When to Bring in Professional Help
There is absolutely no shame in recognizing that you need support. In fact, knowing when to ask for help is one of the most productive decisions you can make. Professional organizers bring not only expertise and efficiency but also the emotional objectivity that is nearly impossible to maintain when sorting through your own belongings.
We often find that clients who have been stuck for months or even years can move through an entire room in a single day with our team by their side. There is something profoundly liberating about having a compassionate, nonjudgmental partner in the process, someone who can gently ask the right questions and help you see your space with fresh eyes.

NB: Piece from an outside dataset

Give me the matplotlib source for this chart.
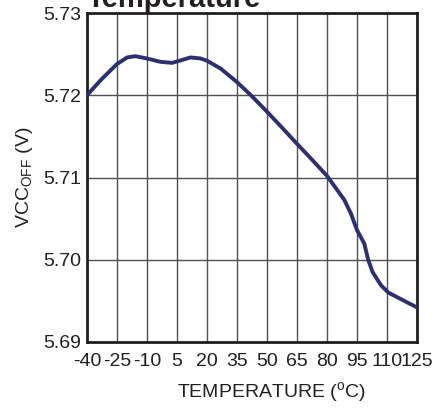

At Swoon Spaces, our full-service approach means we handle everything: the planning, the product sourcing, the hands-on organizing, and the final styling. Our clients frequently tell us that the experience felt less like a chore and more like a gift they gave themselves. And that is exactly how it should feel. Your home is your sanctuary, and the process of creating order within it should be just as nurturing as the result.
Your First Step Starts Now
If you have been putting off organizing because the thought of it feels too big, here is your permission to start impossibly small. Open one drawer tonight. Remove everything, keep only what belongs, and arrange it with care. Notice how it feels to open that drawer tomorrow morning. Let that feeling be the spark that carries you forward, one space at a time, without overwhelm and entirely on your own terms.